Baseball and Economics?

Over the past few years I started taking an increased interest in baseball, peaking about the time that Ben Zobrist (grew up near my current hometown of Peoria, Illinois) signed a four year contract with the Chicago Cubs, my adopted favorite team.

And what started as a growing interest has become my most favorite leisure activity and a thoughtful habit.  And a passion.

I wanted a place to write about baseball where it belongs.  My other blog has a variety of topics I’ve written about there.  Baseball doesn’t completely fit in with them, though, hence this new blog.

My interest in baseball extends as much to what goes on off the field and between seasons as it does to what goes on during any specific games.  I’m a true blue Cubs fan, still excited about the 2016 World Series win: the Cubs first since 1908, but I love seeing excellence in the game (both on the field and in the front office) no matter where it occurs.

I live in an area with mostly St. Louis Cardinals fans (who remind me often of the number of championships they have since 1908), and have friends who root for teams from Boston to California.  And when the Cubs are out of the post-season (hopefully not to happen this year) I’ll root for someone to play excellent ball.

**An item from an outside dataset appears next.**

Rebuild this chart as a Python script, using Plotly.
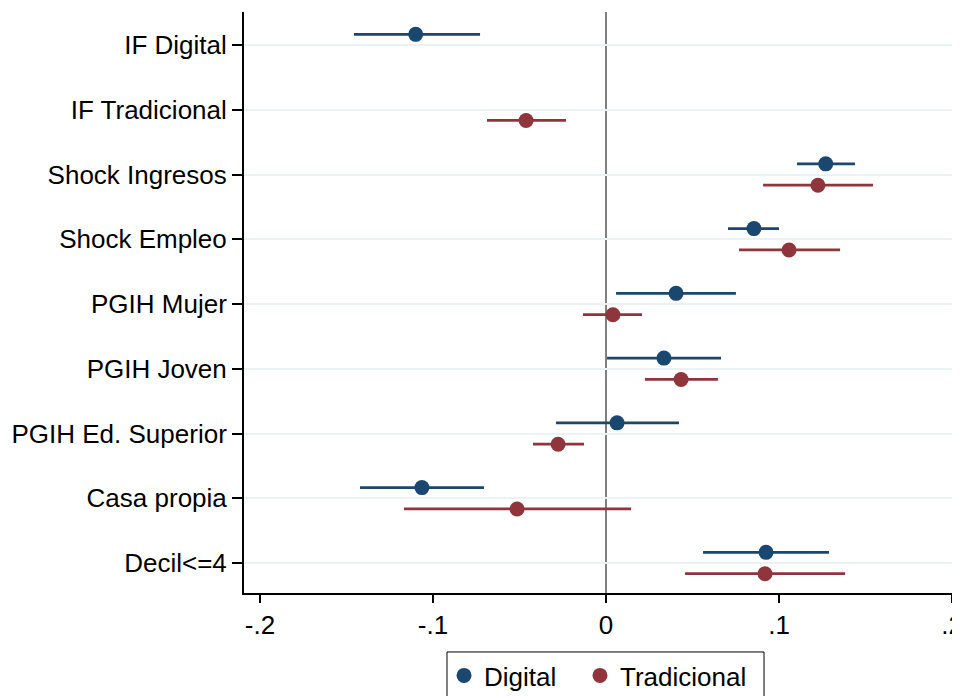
import plotly.graph_objects as go

categories = ["IF Digital", "IF Tradicional", "Shock Ingresos", "Shock Empleo",
              "PGIH Mujer", "PGIH Joven", "PGIH Ed. Superior", "Casa propia", "Decil<=4"]

dig_cat = ["IF Digital", "Shock Ingresos", "Shock Empleo", "PGIH Mujer", "PGIH Joven",
           "PGIH Ed. Superior", "Casa propia", "Decil<=4"]
dig_coef = [-0.110, 0.127, 0.0855, 0.0405, 0.0335, 0.0064, -0.1064, 0.0925]
dig_lo = [-0.1457, 0.1104, 0.0705, 0.0058, 0.0006, -0.0289, -0.1422, 0.0561]
dig_hi = [-0.0728, 0.1439, 0.1000, 0.0751, 0.0665, 0.0422, -0.0705, 0.1289]

trad_cat = ["IF Tradicional", "Shock Ingresos", "Shock Empleo", "PGIH Mujer", "PGIH Joven",
            "PGIH Ed. Superior", "Casa propia", "Decil<=4"]
trad_coef = [-0.0462, 0.1225, 0.1058, 0.0040, 0.0434, -0.0277, -0.0514, 0.0919]
trad_lo = [-0.0688, 0.0908, 0.0769, -0.0133, 0.0225, -0.0422, -0.1168, 0.0457]
trad_hi = [-0.0231, 0.1543, 0.1353, 0.0208, 0.0647, -0.0127, 0.0145, 0.1382]

x_tickvals = [-0.2, -0.1, 0, 0.1, 0.2]
x_ticktext = ["-.2", "-.1", "0", ".1", ".2"]

NAVY = "#1a476f"
MAROON = "#90353b"
OFF = 0.165

pos = {c: i + 1 for i, c in enumerate(categories)}

def ypos(cats, off):
    return [pos[c] + off for c in cats]

fig = go.Figure()
fig.add_shape(type="line", x0=0, x1=0, y0=0, y1=1, xref="x", yref="paper",
              line=dict(color="#808080", width=2), layer="below")
# legend frame
fig.add_shape(type="rect", xref="paper", yref="paper",
              x0=0.2835, x1=0.7263, y0=-0.1015, y1=-0.2,
              line=dict(color="black", width=1), fillcolor="rgba(0,0,0,0)")

for name, cats, coef, lo, hi, col, off, leg in [
    ("Digital", dig_cat, dig_coef, dig_lo, dig_hi, NAVY, -OFF, "legend"),
    ("Tradicional", trad_cat, trad_coef, trad_lo, trad_hi, MAROON, OFF, "legend2"),
]:
    fig.add_trace(go.Scatter(
        x=coef, y=ypos(cats, off), mode="markers", name=name, legend=leg,
        marker=dict(color=col, size=15, line=dict(width=0)),
        error_x=dict(type="data", symmetric=False,
                     array=[h - c for h, c in zip(hi, coef)],
                     arrayminus=[c - l for c, l in zip(coef, lo)],
                     color=col, thickness=2.7, width=0),
    ))

FONT = "Liberation Sans, Arial, sans-serif"
leg_common = dict(orientation="h", xref="container", yref="container",
                  xanchor="left", y=0.0747, yanchor="top",
                  borderwidth=0, bgcolor="rgba(0,0,0,0)", font=dict(size=26),
                  itemsizing="trace")
fig.update_layout(
    width=960, height=696,
    margin=dict(l=236, r=8, t=4, b=111, autoexpand=False),
    plot_bgcolor="white", paper_bgcolor="white",
    font=dict(family=FONT, size=26, color="black"),
    showlegend=True,
    legend=dict(x=0.4542, **leg_common),
    legend2=dict(x=0.5958, **leg_common),
    xaxis=dict(range=[-0.20925, 0.20462], tickvals=x_tickvals, ticktext=x_ticktext,
               showgrid=False, zeroline=False, showline=True, linecolor="black",
               linewidth=2, ticks="outside", ticklen=8, tickwidth=2, tickcolor="black",
               tickfont=dict(size=26), automargin=False),
    yaxis=dict(range=[9.463, 0.49], tickvals=list(range(1, 10)), ticktext=categories,
               showgrid=True, gridcolor="#eaf2f3", gridwidth=2, zeroline=False,
               showline=True, linecolor="black", linewidth=2, ticks="outside",
               ticklen=10, tickwidth=2, tickcolor="black", tickfont=dict(size=26),
               automargin=False),
)

fig.write_html("out.html")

I love the weeks leading up to the trade deadline.  Moneyball remains one of my favorite movies that I watch at least twice each year.  And I despise the designated hitter but recognize that it’s not going anywhere at least in the American League.  I’m in the minority and don’t think baseball moves too slowly.  I love the “cat and mouse” that goes on between the pitcher and the batter and the chess game that goes on between managers during every game. I’d get more excited to watch a pitcher pitch a perfect game than I would to see multiple home runs drive up the score.  On my bucket list is watching a major league game in every one of the 30 stadiums still in use.

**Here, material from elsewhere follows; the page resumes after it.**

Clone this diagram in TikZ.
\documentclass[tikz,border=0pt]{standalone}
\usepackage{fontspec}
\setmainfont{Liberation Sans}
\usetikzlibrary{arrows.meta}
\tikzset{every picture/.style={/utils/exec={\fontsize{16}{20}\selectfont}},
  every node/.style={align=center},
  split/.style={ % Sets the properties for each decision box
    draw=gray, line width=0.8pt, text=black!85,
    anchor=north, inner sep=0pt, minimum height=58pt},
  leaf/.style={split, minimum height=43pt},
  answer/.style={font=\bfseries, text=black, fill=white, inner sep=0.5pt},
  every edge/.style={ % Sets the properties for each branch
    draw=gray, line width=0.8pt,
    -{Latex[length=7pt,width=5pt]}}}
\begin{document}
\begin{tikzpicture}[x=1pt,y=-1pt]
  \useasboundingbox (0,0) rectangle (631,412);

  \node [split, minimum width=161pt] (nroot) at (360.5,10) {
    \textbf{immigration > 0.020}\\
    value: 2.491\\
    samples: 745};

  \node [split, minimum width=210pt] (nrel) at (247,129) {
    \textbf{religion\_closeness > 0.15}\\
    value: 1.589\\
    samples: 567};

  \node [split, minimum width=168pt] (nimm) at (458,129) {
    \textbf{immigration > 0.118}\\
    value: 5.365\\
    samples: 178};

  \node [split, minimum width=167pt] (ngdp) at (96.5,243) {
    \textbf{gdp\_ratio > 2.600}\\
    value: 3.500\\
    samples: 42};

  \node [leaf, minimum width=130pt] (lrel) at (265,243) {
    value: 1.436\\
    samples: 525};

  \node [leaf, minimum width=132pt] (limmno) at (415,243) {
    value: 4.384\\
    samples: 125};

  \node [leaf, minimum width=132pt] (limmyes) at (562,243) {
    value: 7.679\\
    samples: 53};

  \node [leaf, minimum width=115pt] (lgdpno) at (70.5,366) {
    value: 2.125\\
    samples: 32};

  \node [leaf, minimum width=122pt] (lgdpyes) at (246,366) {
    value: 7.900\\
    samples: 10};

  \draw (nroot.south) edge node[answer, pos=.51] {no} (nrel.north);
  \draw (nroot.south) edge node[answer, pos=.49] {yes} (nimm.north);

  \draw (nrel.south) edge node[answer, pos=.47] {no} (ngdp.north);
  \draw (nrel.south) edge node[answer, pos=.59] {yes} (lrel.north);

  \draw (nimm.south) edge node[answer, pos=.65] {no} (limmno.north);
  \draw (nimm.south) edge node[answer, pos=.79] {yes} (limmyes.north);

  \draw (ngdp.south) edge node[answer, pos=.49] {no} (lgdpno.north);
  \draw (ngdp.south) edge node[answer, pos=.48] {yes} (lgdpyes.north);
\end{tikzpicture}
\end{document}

I approach most topics of interest through the lens of economics.  Baseball has quite a bit of it going on, especially off the field.  Since 2001, though, mathematics has an undisputed place in baseball that isn’t going anywhere.  I l0ve the fact that supply and demand and the free market are evident in the day-to-day moves around baseball.  I am a people manager and the moves that come with a well constructed farm system are a big part of my passion here:  I get to use the parts of my brain I like the most for a decidedly non-work activity.

I’ll be writing about the Cubs quite a bit, especially when they’re winning, but I’ll write about the amateur draft, minor league teams, trades and salaries, and even baseball history.  My goal is to make everything I write accessible for even the most casual of fans.  Please hold me to that as you read.  I’ll interact with every comment you make.  When I use a baseball term for the first time I’ll link out to a definition or article on it:  just click on the hyperlink.

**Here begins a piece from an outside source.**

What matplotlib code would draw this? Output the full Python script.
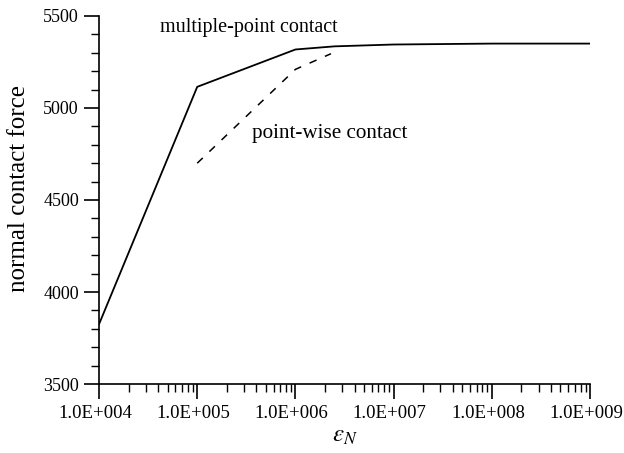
import numpy as np
import matplotlib.pyplot as plt
import matplotlib.transforms as mtransforms
from matplotlib.ticker import LogLocator, MultipleLocator, FixedLocator

# values
eps_multi = [1e4, 1e5, 1e6, 2.5e6, 1e7, 1e8, 1e9]
force_multi = [3825, 5115, 5318, 5335, 5345, 5350, 5350]
eps_point = [1e5, 1e6, 2.3e6]
force_point = [4700, 5210, 5295]
xtick_vals = [1e4, 1e5, 1e6, 1e7, 1e8, 1e9]
xtick_labels = ['1.0E+004', '1.0E+005', '1.0E+006', '1.0E+007', '1.0E+008', '1.0E+009']
ytick_vals = [3500, 4000, 4500, 5000, 5500]

plt.rcParams['font.family'] = ['Liberation Serif', 'DejaVu Serif']
plt.rcParams['mathtext.fontset'] = 'stix'

fig = plt.figure(figsize=(6.24, 4.53), dpi=100)
ax = fig.add_axes([0.1587, 0.1523, 0.7869, 0.8124])

ax.plot(eps_multi, force_multi, color='black', lw=1.3)
ax.plot(eps_point, force_point, color='black', lw=1.1, dashes=(5, 6))

ax.set_xscale('log')
ax.set_xlim(1e4, 1e9)
ax.set_ylim(3500, 5500)

ax.xaxis.set_major_locator(FixedLocator(xtick_vals))
ax.set_xticks(xtick_vals)
ax.set_xticklabels(xtick_labels)
ax.xaxis.set_minor_locator(LogLocator(base=10, subs=np.arange(2, 10)))
ax.xaxis.set_minor_formatter(plt.NullFormatter())
ax.set_yticks(ytick_vals)
ax.yaxis.set_minor_locator(MultipleLocator(100))

ax.tick_params(which='major', direction='out', length=11, width=1.2, labelsize=13, colors='black')
ax.tick_params(axis='x', which='major', labelsize=13.5, pad=4)
ax.tick_params(which='minor', direction='out', length=6, width=1.0)

# labels in the reference sit a few pixels left of their ticks
shift = mtransforms.ScaledTranslation(-4 / 100, 0, fig.dpi_scale_trans)
for lab in ax.get_xticklabels():
    lab.set_transform(lab.get_transform() + shift)

for s in ['top', 'right']:
    ax.spines[s].set_visible(False)
for s in ['left', 'bottom']:
    ax.spines[s].set_linewidth(1.2)

ax.set_ylabel('normal contact force', fontsize=18)
ax.yaxis.set_label_coords(-0.14, 0.53)
ax.set_xlabel(r'$\varepsilon_N$', fontsize=18, labelpad=2)

ax.text(4.18e4, 5435, 'multiple-point contact', fontsize=14.5, va='center')
ax.text(3.6e5, 4862, 'point-wise contact', fontsize=15.2, va='center')

fig.savefig('out.png', dpi=100)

If you want to know more about me, check out my other blog.  I’ll post links to other baseball blogs and resources here.  As a general rule I won’t post a link to anything that requires a paid membership because I’m trying to keep my own baseball enthusiasm within a budget.  If you have a question about baseball at all I’m glad to try to answer or find someone who can.

I hope you can join in the fun.  I write here about baseball all year long.